Chacon claimed the shift to RCTV International was simply a "mechanism" to avoid obeying Venezuelan broadcasting laws, which include the requirement of broadcasting special announcements by the government — a tool used to break blackouts of the reporting of the position of the government by opposition-aligned stations. RCTV has a long record of breaking Venezuelan broadcasting law, has refused to pay fines levied for such violations, and is also responsible for numerous violations of Venezuela's tax laws. According to the WSJ, Granier claims registering as a Venezuelan producer would make the company "economically unfeasible".

Venezuelanalysis.com reported on July 25 that Venezuela's national telecommunications commission had stated that RCTV must register itself with the commission. An August 1 Venezuelanalysis.com article reported that RCTV has taken its case to the Supreme Court, which granted the company an injunction that allows it to continue to broadcast despite its rejection of the insistence of the telecommunications commission that it register as a Venezuelan producer.
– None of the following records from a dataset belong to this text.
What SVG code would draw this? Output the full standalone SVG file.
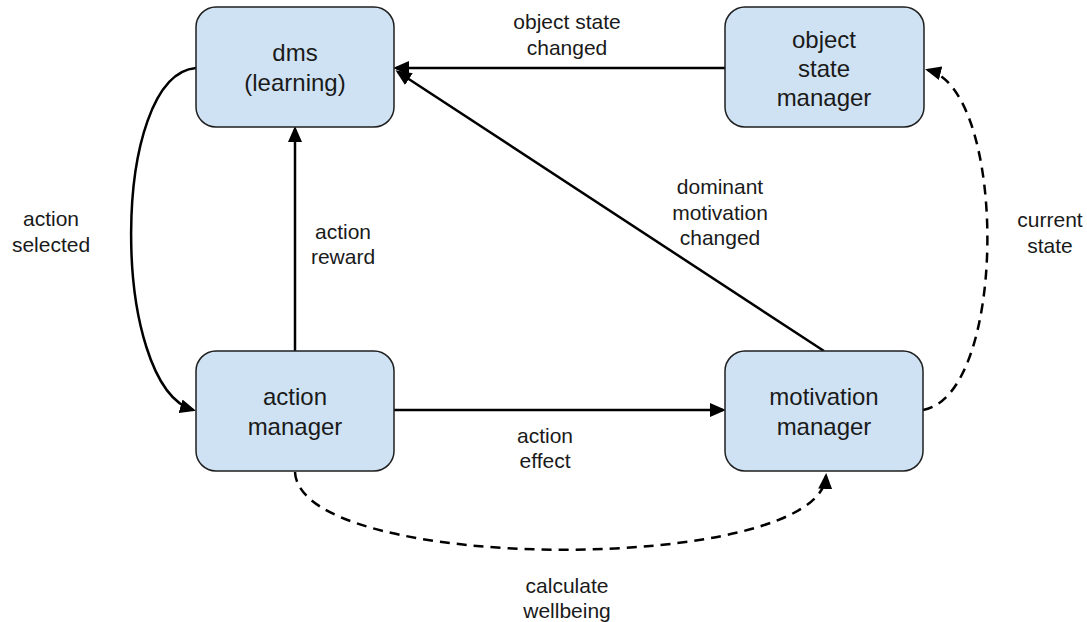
<svg xmlns="http://www.w3.org/2000/svg" width="1087" height="622" viewBox="0 0 1087 622">
<style>
.box{fill:#cfe2f3;stroke:#1f1f1f;stroke-width:1.5}
.nt{font-family:"Liberation Sans",Arial,sans-serif;font-size:24px;fill:#1a1a1a;text-anchor:middle}
.lt{font-family:"Liberation Sans",Arial,sans-serif;font-size:21px;fill:#1a1a1a;text-anchor:middle}
.c{fill:none;stroke:#000;stroke-width:2.5;marker-end:url(#ah)}
.d{stroke-dasharray:10 7}
</style>
<defs>
<marker id="ah" markerUnits="userSpaceOnUse" markerWidth="16" markerHeight="14" viewBox="0 0 16 14" refX="13" refY="7" orient="auto">
<path d="M0,0 L16,7 L0,14 z" fill="#000"/>
</marker>
</defs>
<rect width="1087" height="622" fill="#fff"/>
<g id="connectors">
<path class="c" d="M725,68 L396,68"/>
<path class="c" d="M824,351 L398,72"/>
<path class="c" d="M295,351 L295,129"/>
<path class="c" d="M394,410 L723,410"/>
<path class="c" d="M196,68 C110,75 110,385 193,410"/>
<path class="c d" d="M295,472 C300,575 820,575 826,476"/>
<path class="c d" d="M923,410 C1008,395 1008,90 928,70"/>
</g>
<g id="dms">
<rect class="box" x="196" y="7" width="198" height="120" rx="20"/>
<text class="nt" x="295" y="61">dms</text>
<text class="nt" x="295" y="91">(learning)</text>
</g>
<g id="object-state-manager">
<rect class="box" x="725" y="7" width="199" height="120" rx="20"/>
<text class="nt" x="824" y="48">object</text>
<text class="nt" x="824" y="77">state</text>
<text class="nt" x="824" y="106">manager</text>
</g>
<g id="action-manager">
<rect class="box" x="196" y="351" width="198" height="120" rx="20"/>
<text class="nt" x="295" y="405">action</text>
<text class="nt" x="295" y="435">manager</text>
</g>
<g id="motivation-manager">
<rect class="box" x="725" y="351" width="198" height="120" rx="20"/>
<text class="nt" x="824" y="405">motivation</text>
<text class="nt" x="824" y="435">manager</text>
</g>
<g id="labels">
<text class="lt" x="567" y="29">object state</text>
<text class="lt" x="567" y="55">changed</text>
<text class="lt" x="51" y="226">action</text>
<text class="lt" x="51" y="252">selected</text>
<text class="lt" x="343" y="239">action</text>
<text class="lt" x="343" y="264">reward</text>
<text class="lt" x="720" y="194">dominant</text>
<text class="lt" x="720" y="220">motivation</text>
<text class="lt" x="720" y="245">changed</text>
<text class="lt" x="1050" y="227">current</text>
<text class="lt" x="1050" y="253">state</text>
<text class="lt" x="545" y="443">action</text>
<text class="lt" x="545" y="468">effect</text>
<text class="lt" x="567" y="593">calculate</text>
<text class="lt" x="567" y="618">wellbeing</text>
</g>
</svg>
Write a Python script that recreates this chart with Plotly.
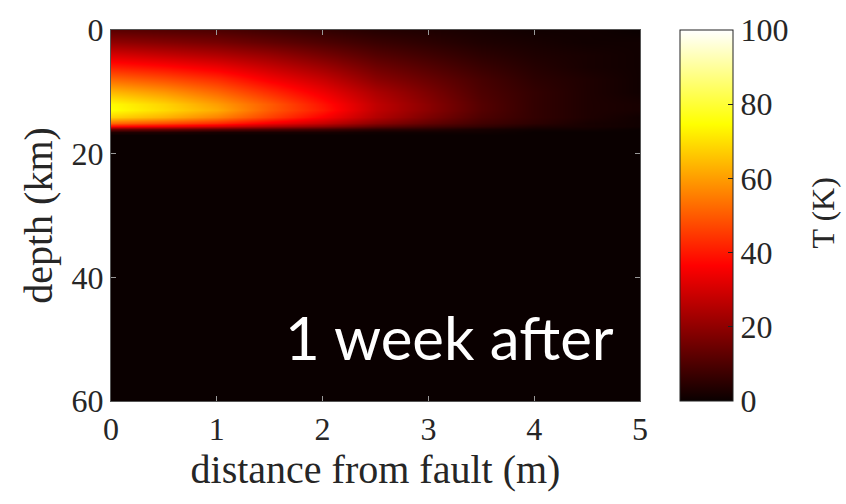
import plotly.graph_objects as go

# Distance from the fault (m) and depth (km) of the sampled grid
distance_m = [0, 0.5, 1, 1.5, 2, 2.5, 3, 3.5, 4, 4.5, 5]
depth_km = [0, 2, 4, 6, 8, 10, 12, 13, 14, 15, 15.5, 16, 16.5, 17, 60]

# Temperature change T (K); one row per depth, one column per distance
temperature_K = [
    [12, 11, 10, 8, 6, 4, 3, 2, 1, 1, 0],
    [20, 18, 16, 13, 10, 7, 5, 3, 2, 1, 1],
    [31, 28, 25, 21, 16, 11, 8, 5, 3, 2, 1],
    [41, 38, 34, 28, 22, 15, 11, 7, 4, 2, 1],
    [52, 48, 43, 35, 28, 19, 14, 9, 5, 3, 1],
    [64, 59, 52, 43, 34, 24, 17, 10, 6, 3, 1],
    [74, 68, 60, 50, 39, 27, 19, 11, 6, 3, 2],
    [75, 69, 62, 50, 40, 27, 19, 11, 6, 3, 2],
    [68, 63, 56, 46, 36, 25, 17, 10, 6, 3, 1],
    [52, 48, 43, 35, 28, 19, 13, 8, 5, 2, 1],
    [38, 35, 31, 25, 20, 13, 9, 6, 3, 2, 1],
    [15, 14, 12, 10, 8, 5, 4, 2, 1, 1, 0],
    [3, 3, 2, 2, 2, 1, 1, 1, 0, 0, 0],
    [0, 0, 0, 0, 0, 0, 0, 0, 0, 0, 0],
    [0, 0, 0, 0, 0, 0, 0, 0, 0, 0, 0],
]

x_ticks = [0, 1, 2, 3, 4, 5]
y_ticks = [0, 20, 40, 60]
cbar_ticks = [0, 20, 40, 60, 80, 100]

# black -> red -> yellow -> white ("hot")
hot = [
    [0.0, "rgb(10,0,0)"],
    [0.365, "rgb(255,0,0)"],
    [0.746, "rgb(255,255,0)"],
    [1.0, "rgb(255,255,255)"],
]

serif = "Liberation Serif, Times New Roman, serif"
txt = "#262626"

fig = go.Figure(
    go.Heatmap(
        x=distance_m,
        y=depth_km,
        z=temperature_K,
        zmin=0,
        zmax=100,
        zsmooth="best",
        colorscale=hot,
        colorbar=dict(
            x=1.0756,
            xanchor="left",
            xpad=0,
            y=0.5,
            yanchor="middle",
            ypad=0,
            len=1,
            lenmode="fraction",
            thickness=53,
            thicknessmode="pixels",
            outlinecolor="#222",
            outlinewidth=1,
            tickvals=cbar_ticks,
            ticks="inside",
            ticklen=5,
            tickcolor="#222",
            tickfont=dict(family=serif, size=32, color=txt),
        ),
        showscale=True,
    )
)

fig.update_xaxes(
    range=[0, 5],
    tickvals=x_ticks,
    ticks="inside",
    ticklen=5,
    tickcolor="#999",
    showline=True,
    linecolor="#555",
    linewidth=1,
    mirror="allticks",
    showgrid=False,
    zeroline=False,
    tickfont=dict(family=serif, size=32, color=txt),
    title=dict(
        text="distance from fault (m)",
        font=dict(family=serif, size=40, color=txt),
        standoff=4,
    ),
)
fig.update_yaxes(
    range=[60, 0],
    tickvals=y_ticks,
    ticks="inside",
    ticklen=5,
    tickcolor="#999",
    showline=True,
    linecolor="#555",
    linewidth=1,
    mirror="allticks",
    showgrid=False,
    zeroline=False,
    tickfont=dict(family=serif, size=32, color=txt),
    title=dict(
        text="depth (km)",
        font=dict(family=serif, size=40, color=txt),
        standoff=6,
    ),
)

fig.add_annotation(
    x=3.2,
    y=49.6,
    xref="x",
    yref="y",
    text="1 week after",
    showarrow=False,
    font=dict(family="Lato, Carlito, Calibri, sans-serif", size=60, color="white"),
    xanchor="center",
    yanchor="middle",
)

# colour-bar title, placed in pixel terms of the plotting area
px_w = 846 - 111 - 206
px_h = 504 - 27 - 103
fig.add_annotation(
    x=(823 - 111) / px_w,
    y=(504 - 103 - 212) / px_h,
    xref="paper",
    yref="paper",
    text="T (K)",
    showarrow=False,
    textangle=-90,
    font=dict(family=serif, size=32, color=txt),
    xanchor="center",
    yanchor="middle",
)

fig.update_layout(
    width=846,
    height=504,
    margin=dict(l=111, r=206, t=27, b=103),
    paper_bgcolor="white",
    plot_bgcolor="white",
    showlegend=False,
)

fig.write_html("out.html")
If an agreement is not reached and the Venezuelan courts decide against RCTV, there will no doubt be fresh cries of the Chavez government "suppressing" freedom of speech. However, the decision will ultimately not be made by Chavez, but by the Supreme Court — which has so far ruled in favour of RCTV. Furthermore, what is at stake is not freedom of expression — which has not been threatened at any stage of the RCTV saga — but whether or not a private corporation operating inside Venezuela can place itself outside the laws determined by the elected government. It is RCTV, not the Chavez government, that is threatening the functioning of Venezuelan democracy by its actions.